CAPE CHARLES, Va. (Delmarva Now) — The driver of a tractor-trailer that went over the side of the Chesapeake Bay Bridge-Tunnel during heavy rains in July had alcohol and drugs in his system, according to a toxicology report.
The crash happened Friday, July 27, at the southbound 12-mile marker of the bridge-tunnel, when a commercial tractor-trailer driven by 33-year-old Jervone Rakeem Hall of Bridgeville, Delaware, collided with a van.
Hall and his passenger, Christopher Fenner, 29, of Seaford, Delaware, died of drowning, according to autopsy results, after the tractor-trailer went through a guardrail and into the bay in an area where the water is 20 to 25 feet deep.
The van's four occupants were treated at the scene and released.
The facility was operating under a posted speed limit of 35 miles per hour at the time because of heavy rain.
Fenner’s body was recovered from the tractor-trailer on Saturday, July 28. Hall’s remains were found the next day eight miles off Fisherman's Island and were recovered by Virginia Marine Police officers, according to a news release.
Heavy rain played a major factor in the crash, along with Hall's following the van too closely, according to an incident report completed by a bridge-tunnel officer after autopsy and toxicology reports were received Oct. 22 from the Department of Forensic Science laboratory in Norfolk.
“Another contributing factor to the crash was found to be that Mr. Hall was under the influence of multiple narcotics and had a BAC of 0.062 which for driving a commercial vehicle is over the legal limit," the incident report stated.
Hall had ethanol, cocaine, benzoylecgonine, methamphetamine, amphetamine, ephedrine/pseudoephedrine and THC in his system, according to the toxicology report.

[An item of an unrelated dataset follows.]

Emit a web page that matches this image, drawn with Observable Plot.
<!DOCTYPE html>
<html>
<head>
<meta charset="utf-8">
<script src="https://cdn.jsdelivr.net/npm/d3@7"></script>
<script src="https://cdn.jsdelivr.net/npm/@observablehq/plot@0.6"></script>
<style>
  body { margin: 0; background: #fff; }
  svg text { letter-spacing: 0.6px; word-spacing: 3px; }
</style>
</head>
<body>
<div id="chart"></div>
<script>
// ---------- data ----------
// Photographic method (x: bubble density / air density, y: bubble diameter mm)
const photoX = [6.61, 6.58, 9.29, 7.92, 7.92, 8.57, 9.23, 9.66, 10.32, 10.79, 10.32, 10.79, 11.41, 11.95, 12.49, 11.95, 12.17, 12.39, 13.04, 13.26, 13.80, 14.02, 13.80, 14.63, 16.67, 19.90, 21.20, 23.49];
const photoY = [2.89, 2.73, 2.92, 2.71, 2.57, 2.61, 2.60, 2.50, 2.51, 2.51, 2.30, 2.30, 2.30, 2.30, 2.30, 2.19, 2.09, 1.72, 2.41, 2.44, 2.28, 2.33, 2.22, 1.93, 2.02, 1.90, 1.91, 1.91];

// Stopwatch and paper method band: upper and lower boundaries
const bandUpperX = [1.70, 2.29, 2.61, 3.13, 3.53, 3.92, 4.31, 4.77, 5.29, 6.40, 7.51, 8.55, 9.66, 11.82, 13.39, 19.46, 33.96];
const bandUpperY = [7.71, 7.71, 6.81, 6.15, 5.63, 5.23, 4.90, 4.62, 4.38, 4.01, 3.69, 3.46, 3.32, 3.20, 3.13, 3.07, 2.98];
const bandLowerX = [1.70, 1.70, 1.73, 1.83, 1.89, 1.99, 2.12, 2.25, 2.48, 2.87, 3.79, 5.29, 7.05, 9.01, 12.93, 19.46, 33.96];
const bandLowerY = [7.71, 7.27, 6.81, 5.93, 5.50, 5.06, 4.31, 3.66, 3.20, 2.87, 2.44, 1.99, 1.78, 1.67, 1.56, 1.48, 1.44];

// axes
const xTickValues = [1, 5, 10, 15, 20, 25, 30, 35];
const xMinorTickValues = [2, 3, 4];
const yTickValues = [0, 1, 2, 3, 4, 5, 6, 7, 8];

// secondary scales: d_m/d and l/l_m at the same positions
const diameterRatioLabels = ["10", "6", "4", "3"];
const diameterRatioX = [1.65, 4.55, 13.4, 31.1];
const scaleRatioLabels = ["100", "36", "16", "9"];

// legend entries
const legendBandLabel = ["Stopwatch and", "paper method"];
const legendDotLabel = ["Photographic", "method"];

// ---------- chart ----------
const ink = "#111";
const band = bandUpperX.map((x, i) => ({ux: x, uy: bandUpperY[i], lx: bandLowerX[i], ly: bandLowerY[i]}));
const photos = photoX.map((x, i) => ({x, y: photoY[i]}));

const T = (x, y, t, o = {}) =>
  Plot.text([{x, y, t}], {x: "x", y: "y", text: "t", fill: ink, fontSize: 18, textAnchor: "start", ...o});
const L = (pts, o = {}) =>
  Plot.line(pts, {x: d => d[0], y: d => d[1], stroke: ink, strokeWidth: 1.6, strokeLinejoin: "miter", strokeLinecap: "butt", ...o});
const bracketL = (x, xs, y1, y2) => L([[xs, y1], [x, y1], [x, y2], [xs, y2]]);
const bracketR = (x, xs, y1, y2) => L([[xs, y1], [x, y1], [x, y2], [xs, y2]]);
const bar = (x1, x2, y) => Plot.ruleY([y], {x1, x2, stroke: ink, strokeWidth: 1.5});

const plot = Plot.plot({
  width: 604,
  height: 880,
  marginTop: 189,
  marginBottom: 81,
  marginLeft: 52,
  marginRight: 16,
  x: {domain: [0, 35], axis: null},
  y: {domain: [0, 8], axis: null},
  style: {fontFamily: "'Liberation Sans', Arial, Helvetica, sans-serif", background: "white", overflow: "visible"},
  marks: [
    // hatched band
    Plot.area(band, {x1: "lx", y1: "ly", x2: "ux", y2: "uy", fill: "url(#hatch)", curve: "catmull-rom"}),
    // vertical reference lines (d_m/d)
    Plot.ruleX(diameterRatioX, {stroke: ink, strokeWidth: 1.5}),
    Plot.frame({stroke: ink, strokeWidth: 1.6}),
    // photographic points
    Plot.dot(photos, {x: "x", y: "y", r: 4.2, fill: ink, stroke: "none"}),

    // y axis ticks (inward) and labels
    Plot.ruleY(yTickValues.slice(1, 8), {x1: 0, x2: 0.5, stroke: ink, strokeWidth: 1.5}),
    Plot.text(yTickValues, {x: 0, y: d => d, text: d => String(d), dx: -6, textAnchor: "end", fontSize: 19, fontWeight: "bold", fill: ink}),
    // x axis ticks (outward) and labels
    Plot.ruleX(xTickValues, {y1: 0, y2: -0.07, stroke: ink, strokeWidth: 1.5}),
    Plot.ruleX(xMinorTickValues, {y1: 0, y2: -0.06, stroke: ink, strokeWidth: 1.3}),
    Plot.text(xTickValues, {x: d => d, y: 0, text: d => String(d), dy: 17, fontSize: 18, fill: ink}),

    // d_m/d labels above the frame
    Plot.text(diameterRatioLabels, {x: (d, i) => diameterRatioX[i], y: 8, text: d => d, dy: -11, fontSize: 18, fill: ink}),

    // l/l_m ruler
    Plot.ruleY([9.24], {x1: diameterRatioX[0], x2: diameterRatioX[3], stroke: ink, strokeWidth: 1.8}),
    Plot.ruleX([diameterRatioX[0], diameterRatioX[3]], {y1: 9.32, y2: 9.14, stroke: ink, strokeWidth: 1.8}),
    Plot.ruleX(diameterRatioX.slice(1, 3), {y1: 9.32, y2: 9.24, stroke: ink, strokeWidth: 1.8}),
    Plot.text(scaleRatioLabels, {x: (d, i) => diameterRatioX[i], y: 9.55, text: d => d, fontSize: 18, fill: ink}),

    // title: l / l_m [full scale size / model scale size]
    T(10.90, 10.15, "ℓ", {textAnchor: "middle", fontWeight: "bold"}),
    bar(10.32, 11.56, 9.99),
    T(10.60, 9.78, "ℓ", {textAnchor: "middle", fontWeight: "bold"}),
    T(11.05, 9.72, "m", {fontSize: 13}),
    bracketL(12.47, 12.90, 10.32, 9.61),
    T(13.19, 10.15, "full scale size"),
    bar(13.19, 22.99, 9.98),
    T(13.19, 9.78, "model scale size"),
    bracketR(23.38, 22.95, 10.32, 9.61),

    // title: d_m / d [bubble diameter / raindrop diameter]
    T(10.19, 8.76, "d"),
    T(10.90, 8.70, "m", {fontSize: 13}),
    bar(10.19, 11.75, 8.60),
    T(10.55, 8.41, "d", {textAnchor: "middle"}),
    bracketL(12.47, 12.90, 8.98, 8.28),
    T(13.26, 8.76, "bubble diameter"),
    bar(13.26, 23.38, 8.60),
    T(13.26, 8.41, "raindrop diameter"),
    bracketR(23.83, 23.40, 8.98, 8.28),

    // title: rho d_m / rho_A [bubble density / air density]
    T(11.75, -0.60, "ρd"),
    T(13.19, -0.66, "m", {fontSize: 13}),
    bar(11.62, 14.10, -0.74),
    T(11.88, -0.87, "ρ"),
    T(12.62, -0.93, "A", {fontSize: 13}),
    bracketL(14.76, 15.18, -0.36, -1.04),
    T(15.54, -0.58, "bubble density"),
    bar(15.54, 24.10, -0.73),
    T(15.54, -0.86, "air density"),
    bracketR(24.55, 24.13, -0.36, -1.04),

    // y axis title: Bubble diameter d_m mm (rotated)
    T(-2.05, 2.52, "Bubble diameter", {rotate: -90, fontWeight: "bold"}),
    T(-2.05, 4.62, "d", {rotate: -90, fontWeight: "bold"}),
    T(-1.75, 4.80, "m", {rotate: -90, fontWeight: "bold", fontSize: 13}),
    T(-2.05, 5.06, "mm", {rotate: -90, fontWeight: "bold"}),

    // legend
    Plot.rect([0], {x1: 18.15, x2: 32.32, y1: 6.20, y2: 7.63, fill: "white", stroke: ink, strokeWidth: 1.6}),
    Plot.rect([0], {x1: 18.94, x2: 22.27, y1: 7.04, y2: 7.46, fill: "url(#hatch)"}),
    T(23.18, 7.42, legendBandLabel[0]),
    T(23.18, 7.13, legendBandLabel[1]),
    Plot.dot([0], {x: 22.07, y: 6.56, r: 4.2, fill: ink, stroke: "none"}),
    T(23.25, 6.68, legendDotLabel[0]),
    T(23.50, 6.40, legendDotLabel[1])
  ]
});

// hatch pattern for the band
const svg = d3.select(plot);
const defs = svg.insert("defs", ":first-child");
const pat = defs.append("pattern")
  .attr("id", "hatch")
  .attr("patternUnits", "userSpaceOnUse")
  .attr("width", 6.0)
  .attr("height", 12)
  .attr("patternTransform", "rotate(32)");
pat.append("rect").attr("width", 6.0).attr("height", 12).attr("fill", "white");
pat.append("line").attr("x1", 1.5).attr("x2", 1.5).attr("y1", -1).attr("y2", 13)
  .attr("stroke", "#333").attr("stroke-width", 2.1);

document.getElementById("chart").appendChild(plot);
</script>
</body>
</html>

Additionally, a small pouch was found in Hall's shorts pocket during the autopsy, containing syringes, a small capsule containing a white powder and a lighter, among other items, according to the medical examiner's report.

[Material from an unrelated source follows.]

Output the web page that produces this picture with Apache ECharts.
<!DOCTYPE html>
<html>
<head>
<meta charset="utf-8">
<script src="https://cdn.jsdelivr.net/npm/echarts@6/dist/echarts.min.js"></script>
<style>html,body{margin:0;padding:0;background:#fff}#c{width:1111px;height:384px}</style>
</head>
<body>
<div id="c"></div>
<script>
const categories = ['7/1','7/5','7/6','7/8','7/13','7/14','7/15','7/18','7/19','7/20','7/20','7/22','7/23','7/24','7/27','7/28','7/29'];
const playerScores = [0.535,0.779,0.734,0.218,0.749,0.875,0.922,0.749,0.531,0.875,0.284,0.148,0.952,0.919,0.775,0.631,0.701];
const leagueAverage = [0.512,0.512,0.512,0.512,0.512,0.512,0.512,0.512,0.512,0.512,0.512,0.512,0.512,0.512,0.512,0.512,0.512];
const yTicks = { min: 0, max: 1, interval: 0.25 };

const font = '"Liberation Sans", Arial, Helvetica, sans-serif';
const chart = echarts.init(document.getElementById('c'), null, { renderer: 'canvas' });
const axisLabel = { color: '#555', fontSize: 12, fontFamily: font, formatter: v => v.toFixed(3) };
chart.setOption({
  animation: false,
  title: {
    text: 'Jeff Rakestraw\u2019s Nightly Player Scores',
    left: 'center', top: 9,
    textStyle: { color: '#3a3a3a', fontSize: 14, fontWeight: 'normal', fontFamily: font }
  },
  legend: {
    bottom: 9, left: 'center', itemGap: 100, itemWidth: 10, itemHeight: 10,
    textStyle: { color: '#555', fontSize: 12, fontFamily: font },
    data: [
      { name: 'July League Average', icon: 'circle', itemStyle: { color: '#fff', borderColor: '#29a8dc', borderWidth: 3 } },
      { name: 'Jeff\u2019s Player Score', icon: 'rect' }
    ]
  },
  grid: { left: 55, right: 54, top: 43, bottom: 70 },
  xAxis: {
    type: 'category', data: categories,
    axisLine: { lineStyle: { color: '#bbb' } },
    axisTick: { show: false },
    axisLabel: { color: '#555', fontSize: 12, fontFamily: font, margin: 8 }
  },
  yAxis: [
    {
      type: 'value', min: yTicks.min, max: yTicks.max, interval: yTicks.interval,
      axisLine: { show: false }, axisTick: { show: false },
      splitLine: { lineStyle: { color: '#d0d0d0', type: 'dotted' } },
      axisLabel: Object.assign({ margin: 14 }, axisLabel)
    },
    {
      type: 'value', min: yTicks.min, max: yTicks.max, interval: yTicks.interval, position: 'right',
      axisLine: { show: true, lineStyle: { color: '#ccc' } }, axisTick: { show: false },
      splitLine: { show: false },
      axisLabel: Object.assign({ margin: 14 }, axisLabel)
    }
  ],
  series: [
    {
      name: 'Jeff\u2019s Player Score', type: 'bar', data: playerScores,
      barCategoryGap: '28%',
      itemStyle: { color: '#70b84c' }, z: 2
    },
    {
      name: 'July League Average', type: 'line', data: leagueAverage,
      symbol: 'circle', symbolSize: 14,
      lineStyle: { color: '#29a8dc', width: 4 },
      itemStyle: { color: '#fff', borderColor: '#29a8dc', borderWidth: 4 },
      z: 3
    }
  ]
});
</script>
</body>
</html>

In February 2017, 47-year-old Joseph Chen of North Carolina died after the tractor-trailer he was driving also went through the bridge-tunnel guardrail and landed in the Chesapeake Bay.
Just prior to the crash, Chen had been waiting at the north toll plaza for a wind restriction to be reduced.
Chen went through the guardrail after trying to pass a slower-moving vehicle.
That crash was the third time since 2014 a tractor-trailer had broken through a guardrail on the bridge-tunnel, Delmarva Now reported at the time — but the only crash of its kind that happened during a time when there was a wind restriction, according to Chesapeake Bay Bridge-Tunnel spokesman Tom Anderson.
An investigation determined driver error caused the crash in which Chen died, despite the weather conditions at the time, Anderson said. Because of heavy rain, there also was a 35 mile-per-hour speed limit on the bridge-tunnel at the time that crash happened.
The Chesapeake Bay Bridge-Tunnel was opened to traffic April 15, 1964, and connects Virginia’s Eastern Shore and Hampton Roads.
Since then, 15 vehicles have gone through the rails and over the edge. The incidents resulted in 18 fatalities, with only two tractor-trailer drivers surviving the fall, according to bridge-tunnel records.